Task description
Write out the material exactly. Do not include the pictures.

Supplied information
────────────────────────────────────────

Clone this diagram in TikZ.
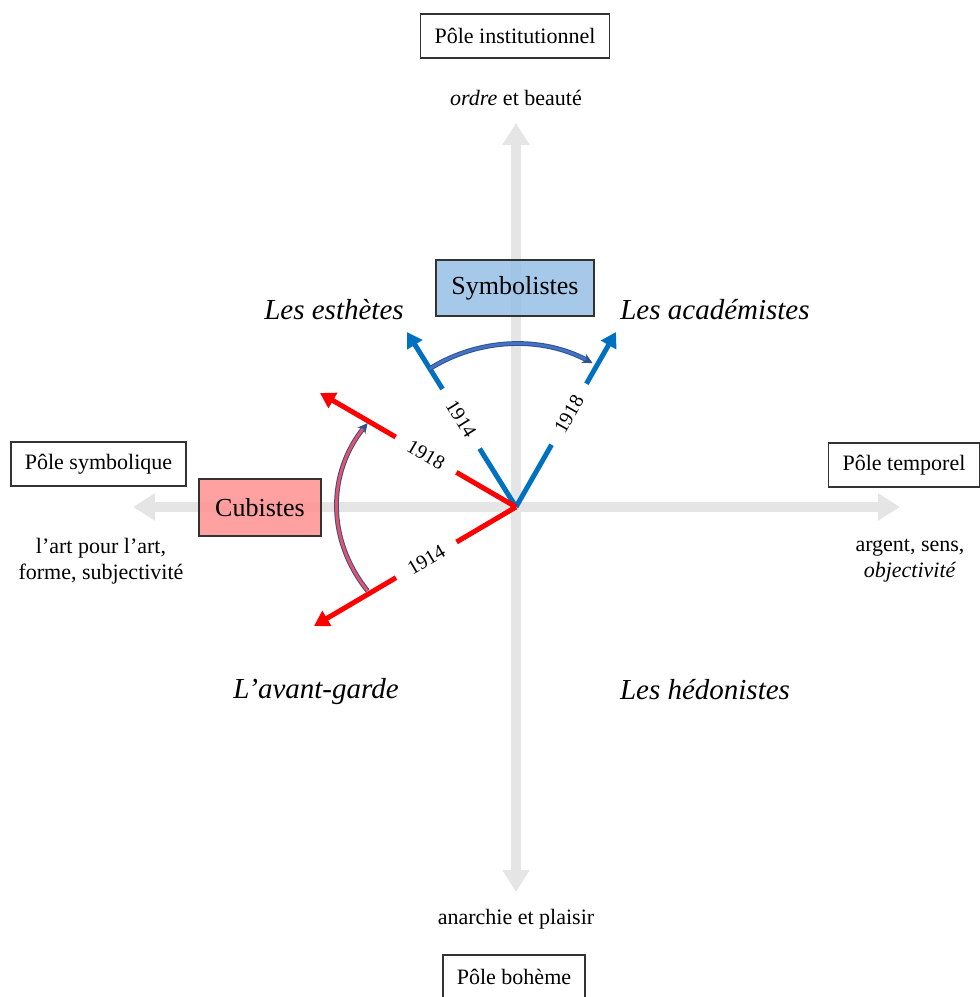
\documentclass[tikz,border=0pt]{standalone}
\usepackage{fontspec}
\setmainfont{Liberation Serif}
\usepackage{tikz}
\usetikzlibrary{positioning,arrows.meta,calc}
\definecolor{axegris}{RGB}{229,229,229}
\definecolor{symbleu}{RGB}{0,112,192}
\definecolor{cubrouge}{RGB}{255,0,0}
\definecolor{boxbleu}{RGB}{150,192,230}
\definecolor{boxrose}{RGB}{255,145,145}
\definecolor{courbebord}{RGB}{47,82,143}
\definecolor{courbebleu}{RGB}{68,114,196}
\definecolor{courberouge}{RGB}{235,80,100}

\begin{document}
\begin{tikzpicture}[x=0.5pt,y=0.5pt,
    pole/.style={draw=black!80,line width=0.7pt,rectangle,minimum height=22pt,inner xsep=7pt,font=\fontsize{11}{13}\selectfont},
    valeur/.style={align=center,font=\fontsize{11}{13}\selectfont},
    axe/.style={axegris,line width=5pt,{Triangle[length=11pt,width=13pt]}-{Triangle[length=11pt,width=13pt]}},
    groupe/.style={draw=black!80,line width=0.7pt,rectangle,fill opacity=0.85,text opacity=1,font=\fontsize{13}{15}\selectfont},
    quadrant/.style={font=\fontsize{14.5}{17}\selectfont\itshape},
    fleche/.style={line width=2.5pt,-{Triangle[length=7.5pt,width=8.5pt]}},
    annee/.style={fill=white,text=black,sloped,minimum width=35pt,inner sep=1pt,font=\fontsize{10}{12}\selectfont},
    courbe/.style={draw=courbebord,line width=0.5pt,double distance=1.4pt,-{Stealth[length=5pt,width=5pt]}}
]
    \useasboundingbox (-516,-490) rectangle (464,507);
    % axes
    \coordinate (c) at (0,0);
    \coordinate (haut) at (0,384);
    \coordinate (bas) at (0,-385);
    \coordinate (gauche) at (-383,0);
    \coordinate (droite) at (384,0);
    \draw[axe] (bas)--(haut);
    \draw[axe] (gauche)--(droite);
    % deplacements 1914 -> 1918
    \coordinate (bleu1914) at (-109,175);
    \coordinate (bleu1918) at (100,175);
    \coordinate (rouge1918) at (-196,114);
    \coordinate (rouge1914) at (-202,-119);
    \draw[fleche,symbleu] (c)--node[annee,pos=0.504]{1914}(bleu1914);
    \draw[fleche,symbleu] (c)--node[annee,pos=0.53]{1918}(bleu1918);
    \draw[fleche,cubrouge] (c)--node[annee,pos=0.459]{1918}(rouge1918);
    \draw[fleche,cubrouge] (c)--node[annee,pos=0.444]{1914}(rouge1914);
    \draw[courbe,double=courbebleu] (122:163) arc[start angle=122,end angle=62,radius=81.5pt];
    \draw[courbe,double=courberouge] (214:179 and 150) arc[start angle=214,end angle=146,x radius=89.5pt,y radius=75pt];
    % poles
    \node[pole](instit) at (-1,471){Pôle institutionnel};
    \node[valeur](ordre) at (0,409){\textit{ordre} et beauté};
    \node[pole](symb) at (-417.5,43){Pôle symbolique};
    \node[valeur](artpour) at (-415,-54){l'art pour l'art,\\forme, subjectivité};
    \node[pole](temp) at (388,42){Pôle temporel};
    \node[valeur](argent) at (394,-54){argent, sens,\\\textit{objectivité}};
    \node[valeur](anarchie) at (0,-412){anarchie et plaisir};
    \node[pole](boheme) at (-2,-470){Pôle bohème};
    % groupes
    \node[groupe,fill=boxbleu,minimum width=79pt,minimum height=28pt](symbolistes) at (-1,219){Symbolistes};
    \node[groupe,fill=boxrose,minimum width=61pt,minimum height=28.5pt](cubistes) at (-256,-0.5){Cubistes};
    \node[quadrant](esthetes) at (-182,197){Les esthètes};
    \node[quadrant](academistes) at (199,197){Les académistes};
    \node[quadrant](avantgarde) at (-200,-185){L'avant-garde};
    \node[quadrant](hedonistes) at (189,-183){Les hédonistes};
\end{tikzpicture}
\end{document}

────────────────────────────────────────

Exercise answer
Clone this diagram in TikZ.
\documentclass[tikz,border=0pt]{standalone}
\usepackage{fontspec}
\setmainfont{Liberation Serif}
\usepackage{tikz}
\usetikzlibrary{positioning,arrows.meta,calc}
\definecolor{axegris}{RGB}{229,229,229}
\definecolor{symbleu}{RGB}{0,112,192}
\definecolor{cubrouge}{RGB}{255,0,0}
\definecolor{boxbleu}{RGB}{150,192,230}
\definecolor{boxrose}{RGB}{255,145,145}
\definecolor{courbebord}{RGB}{47,82,143}
\definecolor{courbebleu}{RGB}{68,114,196}
\definecolor{courberouge}{RGB}{235,80,100}

\begin{document}
\begin{tikzpicture}[x=0.5pt,y=0.5pt,
    pole/.style={draw=black!80,line width=0.7pt,rectangle,minimum height=22pt,inner xsep=7pt,font=\fontsize{11}{13}\selectfont},
    valeur/.style={align=center,font=\fontsize{11}{13}\selectfont},
    axe/.style={axegris,line width=5pt,{Triangle[length=11pt,width=13pt]}-{Triangle[length=11pt,width=13pt]}},
    groupe/.style={draw=black!80,line width=0.7pt,rectangle,fill opacity=0.85,text opacity=1,font=\fontsize{13}{15}\selectfont},
    quadrant/.style={font=\fontsize{14.5}{17}\selectfont\itshape},
    fleche/.style={line width=2.5pt,-{Triangle[length=7.5pt,width=8.5pt]}},
    annee/.style={fill=white,text=black,sloped,minimum width=35pt,inner sep=1pt,font=\fontsize{10}{12}\selectfont},
    courbe/.style={draw=courbebord,line width=0.5pt,double distance=1.4pt,-{Stealth[length=5pt,width=5pt]}}
]
    \useasboundingbox (-516,-490) rectangle (464,507);
    % axes
    \coordinate (c) at (0,0);
    \coordinate (haut) at (0,384);
    \coordinate (bas) at (0,-385);
    \coordinate (gauche) at (-383,0);
    \coordinate (droite) at (384,0);
    \draw[axe] (bas)--(haut);
    \draw[axe] (gauche)--(droite);
    % deplacements 1914 -> 1918
    \coordinate (bleu1914) at (-109,175);
    \coordinate (bleu1918) at (100,175);
    \coordinate (rouge1918) at (-196,114);
    \coordinate (rouge1914) at (-202,-119);
    \draw[fleche,symbleu] (c)--node[annee,pos=0.504]{1914}(bleu1914);
    \draw[fleche,symbleu] (c)--node[annee,pos=0.53]{1918}(bleu1918);
    \draw[fleche,cubrouge] (c)--node[annee,pos=0.459]{1918}(rouge1918);
    \draw[fleche,cubrouge] (c)--node[annee,pos=0.444]{1914}(rouge1914);
    \draw[courbe,double=courbebleu] (122:163) arc[start angle=122,end angle=62,radius=81.5pt];
    \draw[courbe,double=courberouge] (214:179 and 150) arc[start angle=214,end angle=146,x radius=89.5pt,y radius=75pt];
    % poles
    \node[pole](instit) at (-1,471){Pôle institutionnel};
    \node[valeur](ordre) at (0,409){\textit{ordre} et beauté};
    \node[pole](symb) at (-417.5,43){Pôle symbolique};
    \node[valeur](artpour) at (-415,-54){l'art pour l'art,\\forme, subjectivité};
    \node[pole](temp) at (388,42){Pôle temporel};
    \node[valeur](argent) at (394,-54){argent, sens,\\\textit{objectivité}};
    \node[valeur](anarchie) at (0,-412){anarchie et plaisir};
    \node[pole](boheme) at (-2,-470){Pôle bohème};
    % groupes
    \node[groupe,fill=boxbleu,minimum width=79pt,minimum height=28pt](symbolistes) at (-1,219){Symbolistes};
    \node[groupe,fill=boxrose,minimum width=61pt,minimum height=28.5pt](cubistes) at (-256,-0.5){Cubistes};
    \node[quadrant](esthetes) at (-182,197){Les esthètes};
    \node[quadrant](academistes) at (199,197){Les académistes};
    \node[quadrant](avantgarde) at (-200,-185){L'avant-garde};
    \node[quadrant](hedonistes) at (189,-183){Les hédonistes};
\end{tikzpicture}
\end{document}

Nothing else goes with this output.